Smart heating controls don't heat your home for less by magic. They save money by making it easy to heat your home less — the right rooms, at the right times, at the right temperature. This guide explains what they actually do, the honest savings, and where they help most.

The honest number

The Energy Saving Trust puts a full set of well-used heating controls at around 10% off heating bills versus none at all.
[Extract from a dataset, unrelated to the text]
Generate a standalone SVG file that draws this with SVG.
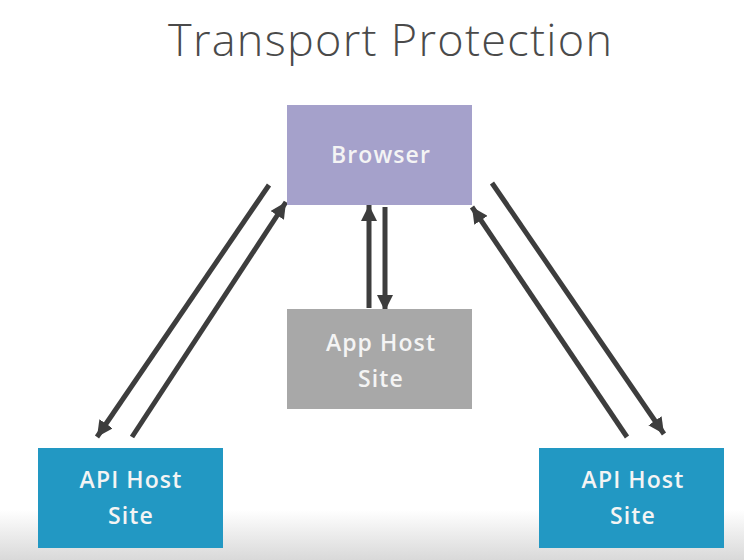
<svg xmlns="http://www.w3.org/2000/svg" width="744" height="560" viewBox="0 0 744 560">
<defs>
<linearGradient id="bg" x1="0" y1="0" x2="0" y2="1">
<stop offset="0" stop-color="#ffffff"/>
<stop offset="0.91" stop-color="#ffffff"/>
<stop offset="1" stop-color="#d9d9d9"/>
</linearGradient>
<marker id="ah" viewBox="0 0 10 10" refX="10" refY="5" markerWidth="3.2" markerHeight="3.2" markerUnits="strokeWidth" orient="auto">
<path d="M0,0 L10,5 L0,10 Z" fill="#3d3d3d"/>
</marker>
<style>
.lbl{font-family:"Open Sans","Liberation Sans",sans-serif;font-weight:600;font-size:23px;letter-spacing:1.1px;fill:#f4f4f4;text-anchor:middle}
.cn{stroke:#3d3d3d;stroke-width:5;fill:none;marker-end:url(#ah)}
</style>
</defs>
<rect x="0" y="0" width="744" height="560" fill="url(#bg)"/>
<text x="168" y="56" textLength="444" lengthAdjust="spacing" font-family="'Open Sans','Liberation Sans',sans-serif" font-weight="300" font-size="45" fill="#4a4a4a">Transport Protection</text>
<g id="connectors">
<line class="cn" x1="269" y1="185" x2="97" y2="437"/>
<line class="cn" x1="132" y1="437" x2="286" y2="202"/>
<line class="cn" x1="369" y1="308" x2="369" y2="205"/>
<line class="cn" x1="385" y1="207" x2="385" y2="311"/>
<line class="cn" x1="627" y1="437" x2="472" y2="207"/>
<line class="cn" x1="492" y1="183" x2="664" y2="434"/>
</g>
<g id="browser">
<rect x="287" y="105" width="185" height="100" fill="#a5a1cb"/>
<text class="lbl" x="381" y="163">Browser</text>
</g>
<g id="apphost">
<rect x="287" y="309" width="185" height="100" fill="#a8a8a8"/>
<text class="lbl" x="381" y="351">App Host</text>
<text class="lbl" x="381" y="387">Site</text>
</g>
<g id="apileft">
<rect x="38" y="448" width="185" height="100" fill="#2298c3"/>
<text class="lbl" x="131" y="488">API Host</text>
<text class="lbl" x="131" y="524">Site</text>
</g>
<g id="apiright">
<rect x="539" y="448" width="185" height="100" fill="#2298c3"/>
<text class="lbl" x="633" y="488">API Host</text>
<text class="lbl" x="633" y="524">Site</text>
</g>
</svg>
A smart thermostat helps you hit that 10% consistently — it doesn't add a second 10% on top.

What counts as a "smart" heating control

"Heating controls" covers a ladder of devices, from basic to connected:

  • Programmer / timer — turns heating on and off to a schedule.
  • Room thermostat — holds the home to a target temperature so the boiler isn't running when it's already warm enough.
  • Thermostatic radiator valves (TRVs) — set different temperatures room by room.
  • Smart thermostat — a connected room thermostat you control from your phone, that can learn your routine, respond to whether anyone's home, and let you turn the heating down from the bus when your plans change.
  • Smart TRVs / zoning — connected valves that heat individual rooms on their own schedules, so you stop paying to heat empty rooms.

A "smart" system is simply controls you can see and adjust remotely, with automation that removes the human error — the forgotten timer, the radiator left on full in a spare room.

How the saving actually happens

It is worth being precise, because a lot of marketing isn't. A smart thermostat does not make your boiler or heat pump more efficient. It saves money in three honest ways:

  • Heating less often — schedules and presence detection mean the heating isn't running for an empty house.
  • Heating to a lower temperature — turning the target down by 1°C typically trims heating use by a few percent, and smart controls make that easy to set and keep.
  • Heating fewer rooms — zoning stops you warming bedrooms during the day or a home office at the weekend.

That's where the Energy Saving Trust's ~10% figure comes from, and it's why the saving depends far more on how you use the controls than on which brand you buy.

Where smart controls help most

The bigger the house, the more variable your routine, and the more rooms you don't use all day, the more there is to save. A small, consistently occupied flat has less to gain than a four-bedroom house where two rooms sit empty on weekdays. If you already run a tight schedule with good TRVs, a smart thermostat is a convenience upgrade more than a savings one — and that's fine, as long as you buy it knowing that.